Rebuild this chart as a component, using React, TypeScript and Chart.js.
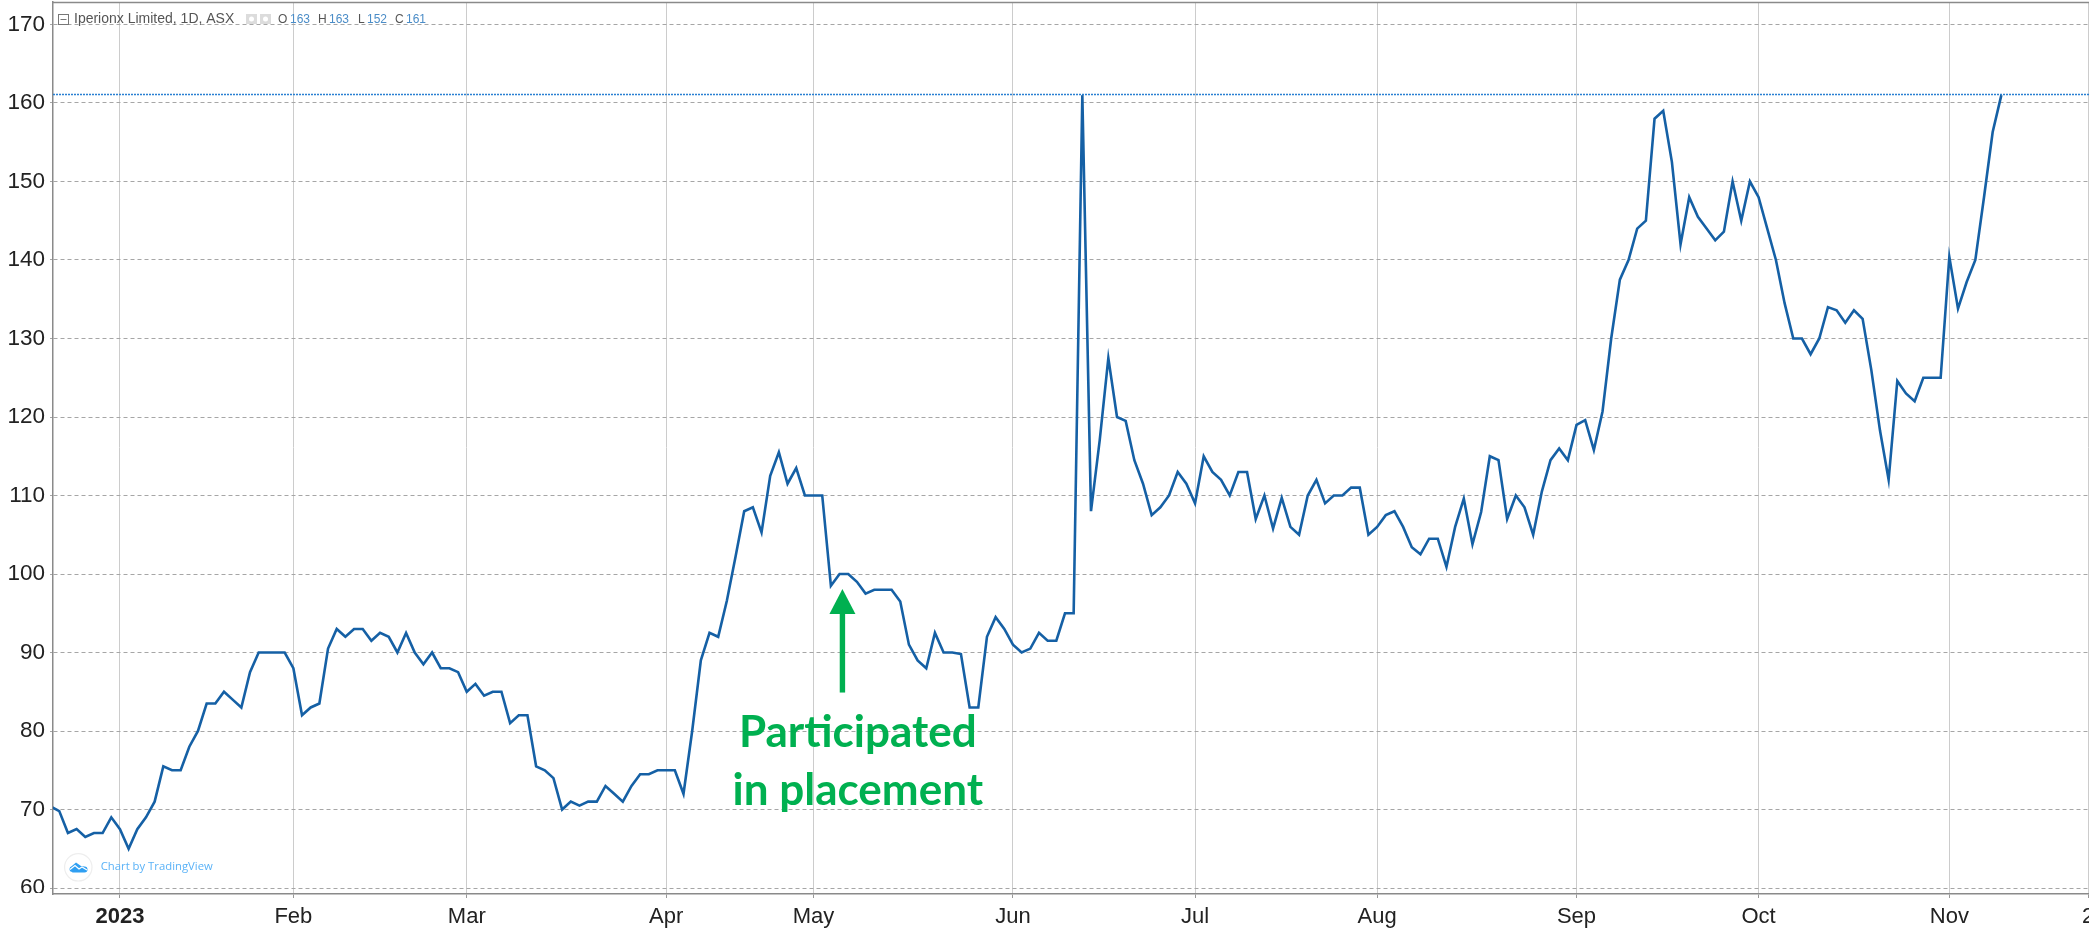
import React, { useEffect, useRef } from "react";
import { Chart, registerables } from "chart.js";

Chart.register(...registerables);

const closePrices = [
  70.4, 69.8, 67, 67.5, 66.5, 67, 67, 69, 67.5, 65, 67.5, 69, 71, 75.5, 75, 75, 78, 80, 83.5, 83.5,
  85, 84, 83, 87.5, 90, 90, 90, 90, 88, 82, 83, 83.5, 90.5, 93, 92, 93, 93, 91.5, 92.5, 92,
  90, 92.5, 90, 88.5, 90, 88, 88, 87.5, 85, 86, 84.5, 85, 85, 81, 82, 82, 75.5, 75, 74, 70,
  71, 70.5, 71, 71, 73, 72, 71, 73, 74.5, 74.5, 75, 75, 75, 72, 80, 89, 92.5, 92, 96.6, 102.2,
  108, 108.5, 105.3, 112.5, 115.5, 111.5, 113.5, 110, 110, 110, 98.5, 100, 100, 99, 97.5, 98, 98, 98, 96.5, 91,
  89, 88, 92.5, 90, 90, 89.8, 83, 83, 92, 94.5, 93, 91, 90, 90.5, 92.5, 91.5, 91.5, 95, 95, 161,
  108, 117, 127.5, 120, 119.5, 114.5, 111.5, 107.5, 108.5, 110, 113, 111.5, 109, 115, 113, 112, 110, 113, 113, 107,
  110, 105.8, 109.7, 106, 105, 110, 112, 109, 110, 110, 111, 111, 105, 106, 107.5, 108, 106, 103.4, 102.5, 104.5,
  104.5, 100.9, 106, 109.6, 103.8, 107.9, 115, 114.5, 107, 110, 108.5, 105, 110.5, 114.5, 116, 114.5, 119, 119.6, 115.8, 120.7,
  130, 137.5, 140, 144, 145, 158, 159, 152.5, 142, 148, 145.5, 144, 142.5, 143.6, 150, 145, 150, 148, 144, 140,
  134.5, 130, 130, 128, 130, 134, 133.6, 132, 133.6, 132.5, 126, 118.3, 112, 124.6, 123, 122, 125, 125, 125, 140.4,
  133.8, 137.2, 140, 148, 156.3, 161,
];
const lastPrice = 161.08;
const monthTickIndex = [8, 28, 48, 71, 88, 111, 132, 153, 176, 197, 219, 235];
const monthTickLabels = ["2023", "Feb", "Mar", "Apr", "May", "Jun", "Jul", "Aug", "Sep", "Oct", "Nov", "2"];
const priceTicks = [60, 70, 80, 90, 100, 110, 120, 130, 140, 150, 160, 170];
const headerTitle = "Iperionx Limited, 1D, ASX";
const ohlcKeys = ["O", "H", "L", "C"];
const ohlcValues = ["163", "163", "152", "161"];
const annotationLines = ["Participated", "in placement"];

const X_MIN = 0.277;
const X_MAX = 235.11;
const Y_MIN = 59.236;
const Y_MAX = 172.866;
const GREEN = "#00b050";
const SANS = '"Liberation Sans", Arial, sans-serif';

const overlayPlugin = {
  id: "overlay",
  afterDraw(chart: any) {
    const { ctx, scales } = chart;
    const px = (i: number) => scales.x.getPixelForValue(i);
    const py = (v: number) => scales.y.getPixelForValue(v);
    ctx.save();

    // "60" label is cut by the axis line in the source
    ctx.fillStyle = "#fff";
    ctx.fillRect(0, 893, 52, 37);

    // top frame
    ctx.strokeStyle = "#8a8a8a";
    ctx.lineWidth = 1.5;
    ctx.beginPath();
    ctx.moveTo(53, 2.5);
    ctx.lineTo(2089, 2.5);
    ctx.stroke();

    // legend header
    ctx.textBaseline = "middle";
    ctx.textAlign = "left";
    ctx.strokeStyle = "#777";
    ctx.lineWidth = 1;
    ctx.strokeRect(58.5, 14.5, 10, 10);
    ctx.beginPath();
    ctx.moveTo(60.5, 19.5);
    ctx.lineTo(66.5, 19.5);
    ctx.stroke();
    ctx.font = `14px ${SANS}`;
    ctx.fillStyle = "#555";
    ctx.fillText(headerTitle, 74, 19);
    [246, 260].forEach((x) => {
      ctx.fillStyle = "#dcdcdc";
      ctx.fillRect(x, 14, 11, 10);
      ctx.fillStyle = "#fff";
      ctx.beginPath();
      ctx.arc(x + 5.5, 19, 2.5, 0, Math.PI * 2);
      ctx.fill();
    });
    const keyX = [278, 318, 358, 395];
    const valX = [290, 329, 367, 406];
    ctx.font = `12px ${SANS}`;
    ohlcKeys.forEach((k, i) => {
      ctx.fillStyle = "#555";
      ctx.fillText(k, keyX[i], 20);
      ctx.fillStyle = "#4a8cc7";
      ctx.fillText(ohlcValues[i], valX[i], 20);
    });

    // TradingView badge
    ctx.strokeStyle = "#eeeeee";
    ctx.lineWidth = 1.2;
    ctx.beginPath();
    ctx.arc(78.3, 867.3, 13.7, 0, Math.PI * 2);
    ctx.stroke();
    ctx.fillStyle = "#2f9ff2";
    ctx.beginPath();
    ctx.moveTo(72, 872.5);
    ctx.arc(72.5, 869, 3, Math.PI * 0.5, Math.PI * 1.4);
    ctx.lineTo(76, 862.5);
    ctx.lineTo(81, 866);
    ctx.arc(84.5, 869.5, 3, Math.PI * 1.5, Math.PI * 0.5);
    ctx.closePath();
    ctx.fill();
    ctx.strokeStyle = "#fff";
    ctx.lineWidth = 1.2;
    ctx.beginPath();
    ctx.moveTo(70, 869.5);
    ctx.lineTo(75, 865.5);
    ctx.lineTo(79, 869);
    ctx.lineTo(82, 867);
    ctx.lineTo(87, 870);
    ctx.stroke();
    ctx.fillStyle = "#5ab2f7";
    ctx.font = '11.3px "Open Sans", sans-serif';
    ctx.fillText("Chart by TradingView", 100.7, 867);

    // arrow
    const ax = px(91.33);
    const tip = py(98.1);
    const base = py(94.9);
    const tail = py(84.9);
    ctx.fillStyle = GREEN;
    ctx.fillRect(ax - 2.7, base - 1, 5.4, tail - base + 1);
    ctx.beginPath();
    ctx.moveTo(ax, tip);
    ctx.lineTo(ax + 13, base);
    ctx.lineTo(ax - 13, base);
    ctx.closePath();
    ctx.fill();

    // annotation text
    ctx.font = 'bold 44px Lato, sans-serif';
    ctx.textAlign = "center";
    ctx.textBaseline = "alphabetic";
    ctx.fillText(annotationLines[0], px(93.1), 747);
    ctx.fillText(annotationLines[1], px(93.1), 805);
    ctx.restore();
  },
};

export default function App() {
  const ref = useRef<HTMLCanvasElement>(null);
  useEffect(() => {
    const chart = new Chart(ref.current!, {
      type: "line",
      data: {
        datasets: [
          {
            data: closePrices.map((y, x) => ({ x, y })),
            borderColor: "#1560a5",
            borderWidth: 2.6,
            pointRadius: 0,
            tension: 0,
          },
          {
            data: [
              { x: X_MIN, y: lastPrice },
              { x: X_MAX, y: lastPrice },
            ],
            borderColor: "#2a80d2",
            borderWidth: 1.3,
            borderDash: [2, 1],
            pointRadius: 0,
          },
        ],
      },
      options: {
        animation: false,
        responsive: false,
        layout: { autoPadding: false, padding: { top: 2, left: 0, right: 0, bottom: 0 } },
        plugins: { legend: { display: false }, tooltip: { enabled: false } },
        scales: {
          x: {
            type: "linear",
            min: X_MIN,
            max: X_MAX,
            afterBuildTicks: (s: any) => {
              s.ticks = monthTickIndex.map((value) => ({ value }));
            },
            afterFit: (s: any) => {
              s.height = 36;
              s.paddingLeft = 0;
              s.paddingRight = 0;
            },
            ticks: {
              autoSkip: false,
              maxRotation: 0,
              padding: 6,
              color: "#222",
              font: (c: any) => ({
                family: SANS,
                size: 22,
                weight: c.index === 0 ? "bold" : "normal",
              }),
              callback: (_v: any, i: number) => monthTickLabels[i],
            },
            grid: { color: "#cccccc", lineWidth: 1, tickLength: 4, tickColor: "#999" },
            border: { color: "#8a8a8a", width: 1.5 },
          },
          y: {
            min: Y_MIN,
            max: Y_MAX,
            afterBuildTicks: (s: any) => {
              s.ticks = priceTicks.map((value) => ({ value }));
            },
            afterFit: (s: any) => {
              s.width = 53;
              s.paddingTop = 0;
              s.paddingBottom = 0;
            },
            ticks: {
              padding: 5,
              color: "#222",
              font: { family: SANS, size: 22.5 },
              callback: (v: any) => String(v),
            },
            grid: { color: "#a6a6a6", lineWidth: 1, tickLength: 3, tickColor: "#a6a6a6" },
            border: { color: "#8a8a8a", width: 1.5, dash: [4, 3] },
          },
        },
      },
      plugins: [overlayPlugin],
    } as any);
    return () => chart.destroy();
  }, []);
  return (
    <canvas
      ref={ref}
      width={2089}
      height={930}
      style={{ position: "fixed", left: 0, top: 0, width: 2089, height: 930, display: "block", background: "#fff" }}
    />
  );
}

⁂

■ **EXERCISE GOAL**
Write out exactly the opening lines of the data, stopping after the line that holds "Chart.register(...registerables);". Exclude pictures.

■ **ANSWER TO THE EXERCISE**
Rebuild this chart as a component, using React, TypeScript and Chart.js.
import React, { useEffect, useRef } from "react";
import { Chart, registerables } from "chart.js";

Chart.register(...registerables);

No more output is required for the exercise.